Trustees William Oldsey and Anthony Lubrano said they, as well as other alumni-elected trustees, thought the university should have appealed the ruling to see whether the fine could be reduced, even a little. They were concerned about portions of the department's 239-page report that seemed to rely on information contained in the investigative report by former FBI Director Louis Freeh that blamed former university officials for covering up Sandusky's crimes. Alumni trustees have been critical of the Freeh report and its conclusions.

"I advocated for us at least to review things more carefully and at least consider the appeal," said Oldsey, who wrote a letter to Penn State president Eric Barron on Wednesday making that request.

But Barron wrote back later Wednesday, he said, explaining why the university would stick to the legal subcommittee's decision not to appeal. The university spokeswoman declined to elaborate beyond the statement.

"Given the magnitude of the fine, we owed it to ourselves to sit down with the department and review" the findings, Lubrano said. "In the end, what would it have cost us to do that?"

Even if the effort only saved a few hundred thousand dollars, it would have been worth it, he said.

The university has emphasized its efforts to overhaul campus safety and governance regulations since Sandusky was charged, including appointing an administrator to oversee compliance and training thousands of employees on the law.

In its report, the largest investigation of its kind in scope, the department cited 11 areas of violations of the Clery Act.

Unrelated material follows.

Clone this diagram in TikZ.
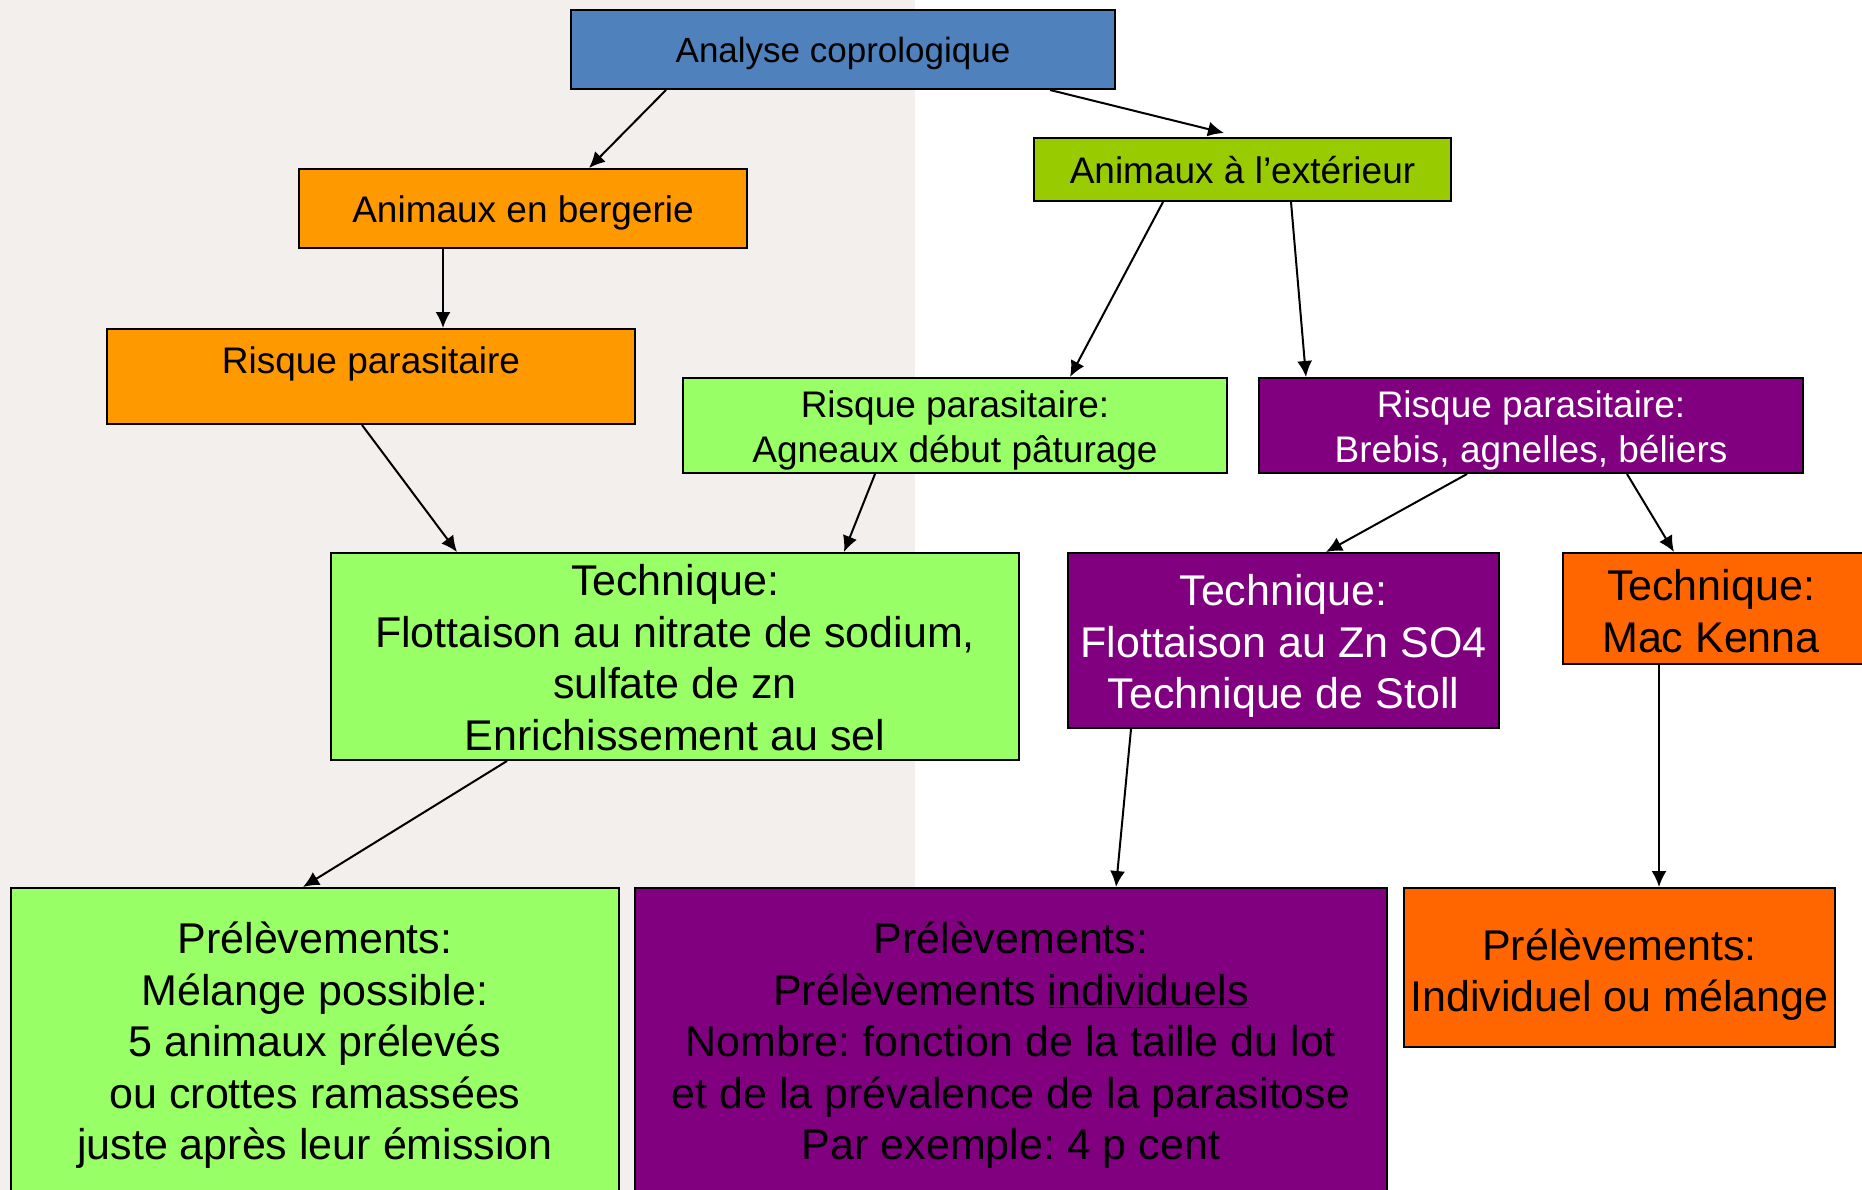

For instance, regulators found that the university failed to report 40 crimes to the Education Department in 2011, the bulk of them drug-abuse and liquor-law violations. It also was faulted for failing to produce adequate security and fire-safety reports, issue timely warnings in other cases, establish an adequate system for collecting crime statistics, and maintain an accurate and complete daily crime log.

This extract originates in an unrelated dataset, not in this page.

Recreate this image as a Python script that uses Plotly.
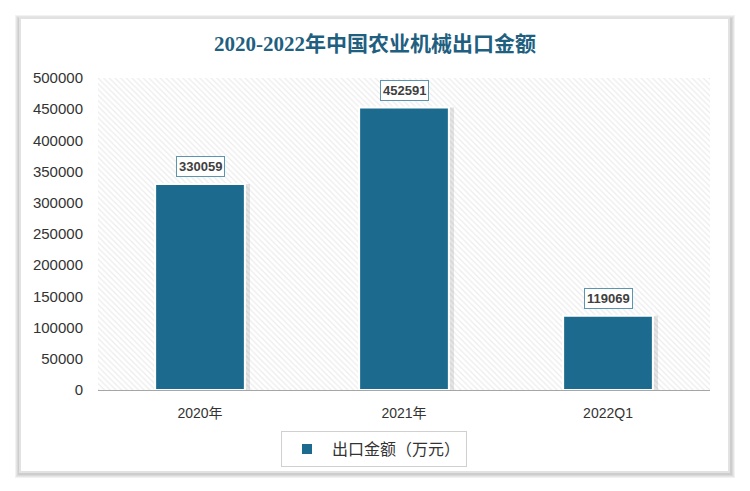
import plotly.graph_objects as go

categories = ["2020年", "2021年", "2022Q1"]
values = [330059, 452591, 119069]
series_name = "出口金额（万元）"
title_text = "2020-2022年中国农业机械出口金额"
y_ticks = [0, 50000, 100000, 150000, 200000, 250000, 300000, 350000, 400000, 450000, 500000]
Y_MAX = 500000

W, H = 750, 491
ML, MR, MT, MB = 98, 40, 78, 101
PW, PH = W - ML - MR, H - MT - MB

def px(x):
    return (x - ML) / PW

def py(y):
    return (H - MB - y) / PH

BAR = "#1c6b8f"

fig = go.Figure()

# hatched plot background (decoration) on base axis
fig.add_trace(go.Bar(
    x=[0.5], y=[Y_MAX], width=[1], xaxis="x", yaxis="y",
    marker=dict(color="white", line=dict(width=0),
                pattern=dict(shape="\\", fgcolor="#d9d9d9", bgcolor="white",
                             size=4, solidity=0.3)),
    showlegend=False, hoverinfo="skip",
))

# bar shadows
fig.add_trace(go.Bar(
    x=categories, y=values, xaxis="x2", yaxis="y", width=0.46,
    marker=dict(color="rgba(0,0,0,0.10)", line=dict(width=0)),
    offset=-0.215, showlegend=False, hoverinfo="skip",
))

fig.add_trace(go.Bar(
    x=categories, y=values, xaxis="x2", yaxis="y", width=0.44,
    name=series_name,
    marker=dict(color=BAR, line=dict(color="white", width=2)),
    offset=-0.22,
))

for c, v in zip(categories, values):
    fig.add_annotation(
        x=c, y=v, xref="x2", yref="y", text="<b>%d</b>" % v, showarrow=False,
        yanchor="bottom", yshift=7,
        font=dict(family="Liberation Sans, Arial", size=13, color="#404040"),
        bgcolor="white", bordercolor="#5b95b0", borderwidth=1, borderpad=2,
    )

shapes = []
# frame shadow
for i, op in enumerate([0.05, 0.05, 0.05, 0.05]):
    d = i + 1
    shapes.append(dict(type="rect", xref="paper", yref="paper", layer="below",
                       x0=px(20 - d - 1), x1=px(729 + d + 2), y0=py(472 + d + 2), y1=py(18 - d + 1),
                       line=dict(width=0), fillcolor="rgba(0,0,0,%s)" % op))
shapes.append(dict(type="rect", xref="paper", yref="paper", layer="below",
                   x0=px(20), x1=px(729), y0=py(472), y1=py(18),
                   line=dict(color="#e2e2e2", width=2), fillcolor="white"))

fig.update_layout(
    width=W, height=H,
    margin=dict(l=ML, r=MR, t=MT, b=MB),
    paper_bgcolor="white", plot_bgcolor="rgba(0,0,0,0)",
    shapes=shapes,
    title=dict(text="<b>" + title_text + "</b>", x=0.5, xref="container", xanchor="center",
               y=1 - 44 / H, yref="container", yanchor="middle",
               font=dict(family="Liberation Serif, Noto Sans CJK SC", size=21, color="#1f5f80")),
    xaxis=dict(range=[0, 1], visible=False, fixedrange=True),
    xaxis2=dict(overlaying="x", side="bottom", type="category", range=[-0.5, 2.5],
                showline=True, linecolor="#a6a6a6", linewidth=1, ticks="",
                ticklabelstandoff=10,
                tickfont=dict(family="Liberation Sans, Noto Sans CJK SC", size=14, color="#333333"),
                showgrid=False),
    yaxis=dict(range=[0, Y_MAX], tickvals=y_ticks, ticktext=[str(t) for t in y_ticks],
               showgrid=False, zeroline=False, showline=False, ticks="",
               ticklabelstandoff=14,
               tickfont=dict(family="Liberation Sans", size=15, color="#333333")),
    barmode="overlay",
    showlegend=True,
    legend=dict(orientation="h", x=px(374), xanchor="center", y=py(431), yanchor="top",
                bgcolor="white", bordercolor="#d0d0d0", borderwidth=1,
                font=dict(family="Noto Sans CJK SC", size=16, color="#333333"),
                itemwidth=40, traceorder="normal"),
)

fig.write_html("out.html")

The largest portion of the fine - about $2.1 million - was for failure to properly classify reported incidents and disclose crime statistics from 2008 to 2011.

Only $27,500 of the fine was directly related to the handling of the Sandusky case, unquestionably the highest-profile crime on campus. In their report, education officials cited the claim that senior Penn State administrators knew Sandusky was a suspected sexual predator and never warned the community.

"In short, a man who was about to be charged with violent crimes against defenseless minors was free to roam the Penn State campus, as he pleased," an administrator wrote in a letter to Barron.

Three former university administrators, including ex-president Graham B. Spanier, are awaiting trial on accusations they covered up or ignored the crimes. Each has pleaded not guilty.

The previous record fine under Clery was $357,500 imposed on Eastern Michigan University. Under a settlement, the university paid $350,000.

The Clery Act, which became law in 1990, is named after Jeanne Clery, who was raped and murdered in her dorm room at Lehigh University in 1986.